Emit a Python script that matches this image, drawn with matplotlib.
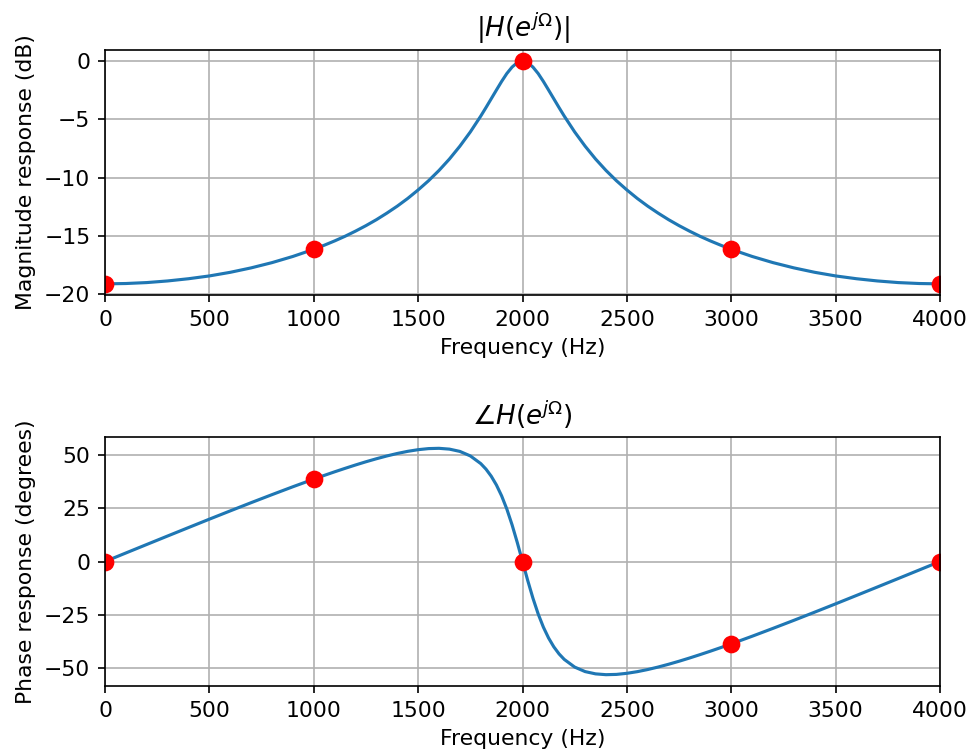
import numpy as np
import matplotlib
matplotlib.use('Agg')
import matplotlib.pyplot as plt

plt.rcParams['font.size'] = 10.5

# frequency grid (Hz), first half; the second half mirrors it around 2000 Hz
freq_half = [0, 100, 200, 300, 400, 500, 600, 700, 800, 900, 1000, 1050,
             1100, 1150, 1200, 1250, 1300, 1350, 1400, 1450, 1500, 1550,
             1600, 1650, 1700, 1750, 1800, 1825, 1850, 1875, 1900, 1925,
             1950, 1975, 2000]

# magnitude response (dB)
mag_half = [-19.09, -19.06, -18.98, -18.84, -18.65, -18.41, -18.10, -17.72,
            -17.27, -16.74, -16.13, -15.78, -15.41, -15.01, -14.57, -14.10,
            -13.59, -13.03, -12.43, -11.77, -11.04, -10.25, -9.37, -8.39,
            -7.29, -6.07, -4.71, -3.98, -3.23, -2.48, -1.74, -1.06, -0.51,
            -0.13, 0.0]

# phase response (degrees)
phase_half = [0.0, 4.00, 7.99, 11.97, 15.93, 19.87, 23.76, 27.61, 31.38,
              35.08, 38.66, 40.40, 42.09, 43.72, 45.30, 46.81, 48.22, 49.53,
              50.70, 51.70, 52.48, 52.99, 53.12, 52.74, 51.67, 49.56, 45.95,
              43.36, 40.06, 35.92, 30.81, 24.59, 17.22, 8.90, 0.0]

freq = freq_half + [4000 - f for f in freq_half[-2::-1]]
mag = mag_half + mag_half[-2::-1]
phase = phase_half + [-p for p in phase_half[-2::-1]]

# sample points marked in red
pt_freq = [0, 1000, 2000, 3000, 4000]
pt_mag = [-19.09, -16.13, 0.0, -16.13, -19.09]
pt_phase = [0.0, 38.66, 0.0, -38.66, 0.0]

fig = plt.figure(figsize=(970 / 150, 755 / 150), dpi=150)
ax1 = fig.add_axes([105 / 970, 1 - 295 / 755, 835 / 970, 245 / 755])
ax2 = fig.add_axes([105 / 970, 1 - 686 / 755, 835 / 970, 249 / 755])

ax1.plot(freq, mag)
ax1.plot(pt_freq, pt_mag, 'ro', markersize=7.5)
ax1.set_xlim(0, 4000)
ax1.set_xlabel('Frequency (Hz)')
ax1.set_ylabel('Magnitude response (dB)')
ax1.set_title(r'$|H(e^{j\Omega})|$')
ax1.grid(True)

ax2.plot(freq, phase)
ax2.plot(pt_freq, pt_phase, 'ro', markersize=7.5)
ax2.set_xlim(0, 4000)
ax2.set_xlabel('Frequency (Hz)')
ax2.set_ylabel('Phase response (degrees)')
ax2.set_title(r'$\angle H(e^{j\Omega})$')
ax2.grid(True)

fig.savefig('out.png', dpi=150)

==========

AIM OF THE EXERCISE: Write out, word for word, the lines from the start of the data through the one holding "ax1.grid(True)". Omit pictures.

RESULT BELOW:
Emit a Python script that matches this image, drawn with matplotlib.
import numpy as np
import matplotlib
matplotlib.use('Agg')
import matplotlib.pyplot as plt

plt.rcParams['font.size'] = 10.5

# frequency grid (Hz), first half; the second half mirrors it around 2000 Hz
freq_half = [0, 100, 200, 300, 400, 500, 600, 700, 800, 900, 1000, 1050,
             1100, 1150, 1200, 1250, 1300, 1350, 1400, 1450, 1500, 1550,
             1600, 1650, 1700, 1750, 1800, 1825, 1850, 1875, 1900, 1925,
             1950, 1975, 2000]

# magnitude response (dB)
mag_half = [-19.09, -19.06, -18.98, -18.84, -18.65, -18.41, -18.10, -17.72,
            -17.27, -16.74, -16.13, -15.78, -15.41, -15.01, -14.57, -14.10,
            -13.59, -13.03, -12.43, -11.77, -11.04, -10.25, -9.37, -8.39,
            -7.29, -6.07, -4.71, -3.98, -3.23, -2.48, -1.74, -1.06, -0.51,
            -0.13, 0.0]

# phase response (degrees)
phase_half = [0.0, 4.00, 7.99, 11.97, 15.93, 19.87, 23.76, 27.61, 31.38,
              35.08, 38.66, 40.40, 42.09, 43.72, 45.30, 46.81, 48.22, 49.53,
              50.70, 51.70, 52.48, 52.99, 53.12, 52.74, 51.67, 49.56, 45.95,
              43.36, 40.06, 35.92, 30.81, 24.59, 17.22, 8.90, 0.0]

freq = freq_half + [4000 - f for f in freq_half[-2::-1]]
mag = mag_half + mag_half[-2::-1]
phase = phase_half + [-p for p in phase_half[-2::-1]]

# sample points marked in red
pt_freq = [0, 1000, 2000, 3000, 4000]
pt_mag = [-19.09, -16.13, 0.0, -16.13, -19.09]
pt_phase = [0.0, 38.66, 0.0, -38.66, 0.0]

fig = plt.figure(figsize=(970 / 150, 755 / 150), dpi=150)
ax1 = fig.add_axes([105 / 970, 1 - 295 / 755, 835 / 970, 245 / 755])
ax2 = fig.add_axes([105 / 970, 1 - 686 / 755, 835 / 970, 249 / 755])

ax1.plot(freq, mag)
ax1.plot(pt_freq, pt_mag, 'ro', markersize=7.5)
ax1.set_xlim(0, 4000)
ax1.set_xlabel('Frequency (Hz)')
ax1.set_ylabel('Magnitude response (dB)')
ax1.set_title(r'$|H(e^{j\Omega})|$')
ax1.grid(True)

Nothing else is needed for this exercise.